In the process of this "mistake", Vavi said he handed over to the "enemies of the working class a victory on a silver platter".
"I will work hard to regain the lost ground and trust of both my family and South Africans. In the meantime, my coming to you should signal a determination on my part not to allow that error of judgment to determine my destiny. I am back on my feet. I have a mandate to fulfill," he said.
He said it was a "privilege" to address the conference.
"You can be assured that you have the unanimous backing of the federation in your fight against those enemies of progress who are constantly attacking and insulting your members … In defending you against these insults I am by no means suggesting that you are angels who face no challenge to improve service to our country. We, however, reject with utter contempt the slander that you are undermining our education system and protecting your 'privileged' position … On the contrary, you are the heroes and heroines of our education system. In return for minimal financial reward, you do more than anybody to work to improve and transform our education system and go far beyond the call of duty to give your learners the best possible start to life," he said.
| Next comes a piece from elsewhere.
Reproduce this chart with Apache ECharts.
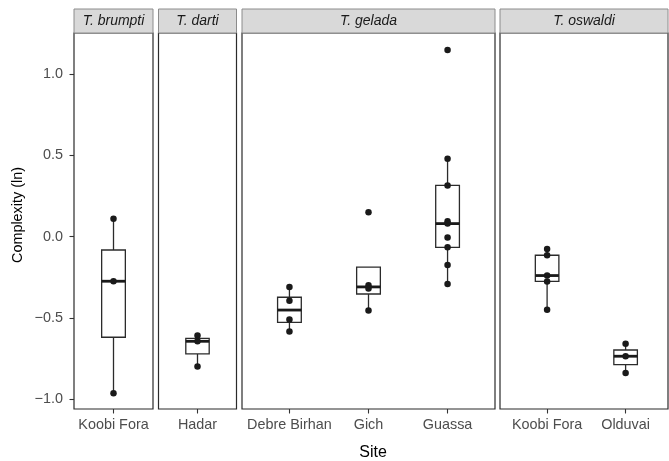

Vavi said an example of this was the decision by the Western Cape High Court in Cape Town this week to keep open 17 schools earmarked for closure by the Democratic Alliance-run Western Cape government. Vavi felt that the unions helped sway the court's decision.
"Thanks to the pressure from Sadtu and other unions, as well as from the alliance, the court ruled in favour of the poor, working class learners and parents in the Western Cape.
'Scandalous'
While the ANC's government made strides in addressing inequality in education, he said, a "scandalous two-tier service provision" system remained, in which poor and black children remained trapped by inferior education.
"[There are] 2 400 schools, mainly in rural areas, [that] have no water supply, 3 600 have no electricity and 1 000 have no ablution facilities. Only 7% of schools have libraries, only 5% have stocked science laboratories and just 1% of the schools have internet access," Vavi said.
He added that this forms part of a broader crisis of unemployment and poverty, which would be perpetuated by the NDP.
"The more realistic expanded unemployment rate‚ which includes those who have given up looking for work‚ was a massive 36.8%, up from 36.7% compared to the first quarter … This is despite the fact that the ANC, government, and society as a whole have made job creation a top national priority … The main explanation of this is that certain key centres of the state, notably the treasury and the Reserve Bank, are still wedded to the neoliberal policies adopted under former president Mbeki – the misnamed growth, employment and redistribution (Gear) programme adopted in 1996, which did the exact opposite to what its name suggested.
"It created neither growth nor employment and only redistributed from the poor to the rich, and the treasury and Reserve Bank's conservative monetary policies continue to put the brakes on the ANC and government's developmental and expansionist intentions on paper.
These people seem to take their mandate not from the ANC conference but from the boardrooms of big business, desperately looking for a 'quick-fix' solution to 'restore business confidence', which inevitably boils down to the same market-driven Gear-type 'solutions', similar to those being driven in Europe, with the same disastrous results.
Unfortunately the same failed policies have found their way into the national development plan, which some leaders are [saying] has become sacrosanct. They want everybody to swear allegiance to this document, despite its Gear macroeconomic policies, support for labour market deregulation and private-public partnerships. Some NDP fanatics demand that we must all rally behind it, in order, once again, to restore investors' confidence in our economy.
The problem with the NDP is that it is … based on the misguided illusion that 'the market' is the key to economic recovery, despite the overwhelming evidence from history and around the world today that the capitalist market economy, particularly a country with such massive levels of unemployment as ours, leads to crises like that of 2008 and that tough, effective state involvement is essential if we are to direct investment into [the] manufacturing industry and create jobs," Vavi said.